What is needed: Return all the data below as it stands, minus the pictures.

Given material:

__________________________________________________

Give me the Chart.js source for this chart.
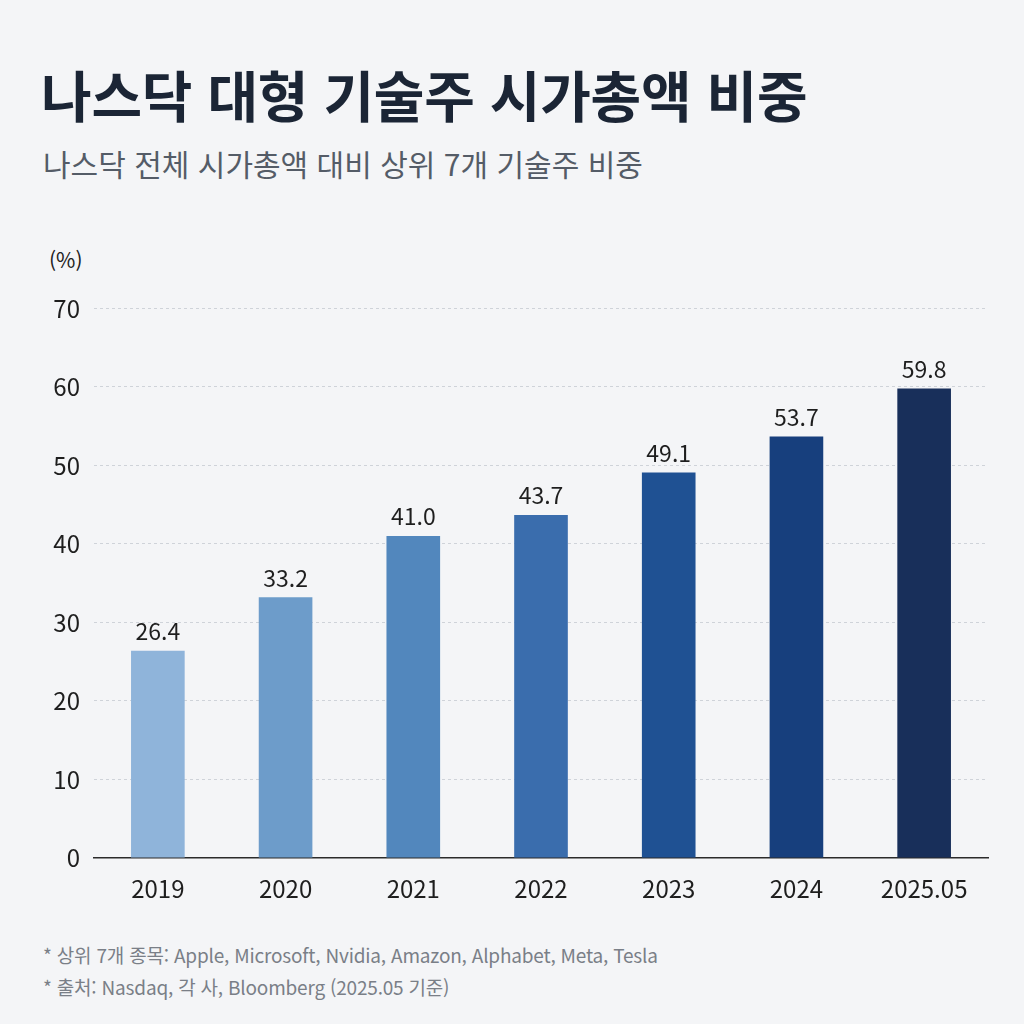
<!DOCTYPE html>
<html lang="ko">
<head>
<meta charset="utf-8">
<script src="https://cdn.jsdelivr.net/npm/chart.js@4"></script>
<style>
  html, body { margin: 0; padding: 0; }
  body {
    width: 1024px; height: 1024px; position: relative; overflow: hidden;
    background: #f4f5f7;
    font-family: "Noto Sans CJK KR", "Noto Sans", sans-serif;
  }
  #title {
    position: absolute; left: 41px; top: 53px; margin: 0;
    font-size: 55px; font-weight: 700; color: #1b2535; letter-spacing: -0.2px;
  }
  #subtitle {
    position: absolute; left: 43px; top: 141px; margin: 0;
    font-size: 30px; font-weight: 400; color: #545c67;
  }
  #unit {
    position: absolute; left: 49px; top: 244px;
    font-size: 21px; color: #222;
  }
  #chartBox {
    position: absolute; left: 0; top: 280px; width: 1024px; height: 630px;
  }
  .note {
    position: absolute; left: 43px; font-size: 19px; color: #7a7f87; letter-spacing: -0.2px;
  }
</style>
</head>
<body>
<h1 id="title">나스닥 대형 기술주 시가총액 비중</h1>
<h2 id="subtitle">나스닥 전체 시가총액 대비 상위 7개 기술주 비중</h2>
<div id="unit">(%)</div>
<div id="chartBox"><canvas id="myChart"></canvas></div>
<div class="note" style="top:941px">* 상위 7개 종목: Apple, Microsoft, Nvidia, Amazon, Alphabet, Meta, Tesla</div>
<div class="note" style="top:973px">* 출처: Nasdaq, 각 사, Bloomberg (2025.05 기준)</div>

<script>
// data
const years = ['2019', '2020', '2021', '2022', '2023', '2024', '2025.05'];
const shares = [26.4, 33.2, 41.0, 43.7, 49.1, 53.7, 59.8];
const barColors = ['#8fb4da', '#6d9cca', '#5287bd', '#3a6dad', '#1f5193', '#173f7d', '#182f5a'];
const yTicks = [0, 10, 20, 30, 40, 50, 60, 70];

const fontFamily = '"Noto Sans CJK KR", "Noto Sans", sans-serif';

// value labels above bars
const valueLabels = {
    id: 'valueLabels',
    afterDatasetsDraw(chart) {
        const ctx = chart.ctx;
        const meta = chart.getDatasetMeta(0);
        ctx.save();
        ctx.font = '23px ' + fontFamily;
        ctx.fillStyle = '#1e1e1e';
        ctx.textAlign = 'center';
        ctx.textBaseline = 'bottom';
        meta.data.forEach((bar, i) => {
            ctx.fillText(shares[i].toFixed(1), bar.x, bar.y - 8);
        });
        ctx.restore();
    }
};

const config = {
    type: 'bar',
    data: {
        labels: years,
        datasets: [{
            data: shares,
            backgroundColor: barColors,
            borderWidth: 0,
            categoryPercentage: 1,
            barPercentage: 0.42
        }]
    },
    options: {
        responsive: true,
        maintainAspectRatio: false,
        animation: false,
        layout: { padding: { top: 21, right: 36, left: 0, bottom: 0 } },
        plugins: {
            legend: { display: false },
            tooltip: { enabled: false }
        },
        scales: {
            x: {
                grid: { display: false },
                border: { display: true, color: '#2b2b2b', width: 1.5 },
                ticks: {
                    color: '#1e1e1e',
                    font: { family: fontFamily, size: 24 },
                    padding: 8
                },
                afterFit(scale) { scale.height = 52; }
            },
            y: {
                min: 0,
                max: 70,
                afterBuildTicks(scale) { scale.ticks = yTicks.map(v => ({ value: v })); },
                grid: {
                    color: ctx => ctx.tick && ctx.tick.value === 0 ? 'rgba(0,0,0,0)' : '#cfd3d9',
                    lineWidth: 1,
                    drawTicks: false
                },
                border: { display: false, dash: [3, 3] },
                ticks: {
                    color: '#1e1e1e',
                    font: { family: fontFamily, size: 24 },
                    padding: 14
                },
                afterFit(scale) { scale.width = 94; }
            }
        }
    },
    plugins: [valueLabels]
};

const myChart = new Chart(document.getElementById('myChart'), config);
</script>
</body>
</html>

__________________________________________________

Task answer:
Give me the Chart.js source for this chart.
<!DOCTYPE html>
<html lang="ko">
<head>
<meta charset="utf-8">
<script src="https://cdn.jsdelivr.net/npm/chart.js@4"></script>
<style>
  html, body { margin: 0; padding: 0; }
  body {
    width: 1024px; height: 1024px; position: relative; overflow: hidden;
    background: #f4f5f7;
    font-family: "Noto Sans CJK KR", "Noto Sans", sans-serif;
  }
  #title {
    position: absolute; left: 41px; top: 53px; margin: 0;
    font-size: 55px; font-weight: 700; color: #1b2535; letter-spacing: -0.2px;
  }
  #subtitle {
    position: absolute; left: 43px; top: 141px; margin: 0;
    font-size: 30px; font-weight: 400; color: #545c67;
  }
  #unit {
    position: absolute; left: 49px; top: 244px;
    font-size: 21px; color: #222;
  }
  #chartBox {
    position: absolute; left: 0; top: 280px; width: 1024px; height: 630px;
  }
  .note {
    position: absolute; left: 43px; font-size: 19px; color: #7a7f87; letter-spacing: -0.2px;
  }
</style>
</head>
<body>
<h1 id="title">나스닥 대형 기술주 시가총액 비중</h1>
<h2 id="subtitle">나스닥 전체 시가총액 대비 상위 7개 기술주 비중</h2>
<div id="unit">(%)</div>
<div id="chartBox"><canvas id="myChart"></canvas></div>
<div class="note" style="top:941px">* 상위 7개 종목: Apple, Microsoft, Nvidia, Amazon, Alphabet, Meta, Tesla</div>
<div class="note" style="top:973px">* 출처: Nasdaq, 각 사, Bloomberg (2025.05 기준)</div>

<script>
// data
const years = ['2019', '2020', '2021', '2022', '2023', '2024', '2025.05'];
const shares = [26.4, 33.2, 41.0, 43.7, 49.1, 53.7, 59.8];
const barColors = ['#8fb4da', '#6d9cca', '#5287bd', '#3a6dad', '#1f5193', '#173f7d', '#182f5a'];
const yTicks = [0, 10, 20, 30, 40, 50, 60, 70];

const fontFamily = '"Noto Sans CJK KR", "Noto Sans", sans-serif';

// value labels above bars
const valueLabels = {
    id: 'valueLabels',
    afterDatasetsDraw(chart) {
        const ctx = chart.ctx;
        const meta = chart.getDatasetMeta(0);
        ctx.save();
        ctx.font = '23px ' + fontFamily;
        ctx.fillStyle = '#1e1e1e';
        ctx.textAlign = 'center';
        ctx.textBaseline = 'bottom';
        meta.data.forEach((bar, i) => {
            ctx.fillText(shares[i].toFixed(1), bar.x, bar.y - 8);
        });
        ctx.restore();
    }
};

const config = {
    type: 'bar',
    data: {
        labels: years,
        datasets: [{
            data: shares,
            backgroundColor: barColors,
            borderWidth: 0,
            categoryPercentage: 1,
            barPercentage: 0.42
        }]
    },
    options: {
        responsive: true,
        maintainAspectRatio: false,
        animation: false,
        layout: { padding: { top: 21, right: 36, left: 0, bottom: 0 } },
        plugins: {
            legend: { display: false },
            tooltip: { enabled: false }
        },
        scales: {
            x: {
                grid: { display: false },
                border: { display: true, color: '#2b2b2b', width: 1.5 },
                ticks: {
                    color: '#1e1e1e',
                    font: { family: fontFamily, size: 24 },
                    padding: 8
                },
                afterFit(scale) { scale.height = 52; }
            },
            y: {
                min: 0,
                max: 70,
                afterBuildTicks(scale) { scale.ticks = yTicks.map(v => ({ value: v })); },
                grid: {
                    color: ctx => ctx.tick && ctx.tick.value === 0 ? 'rgba(0,0,0,0)' : '#cfd3d9',
                    lineWidth: 1,
                    drawTicks: false
                },
                border: { display: false, dash: [3, 3] },
                ticks: {
                    color: '#1e1e1e',
                    font: { family: fontFamily, size: 24 },
                    padding: 14
                },
                afterFit(scale) { scale.width = 94; }
            }
        }
    },
    plugins: [valueLabels]
};

const myChart = new Chart(document.getElementById('myChart'), config);
</script>
</body>
</html>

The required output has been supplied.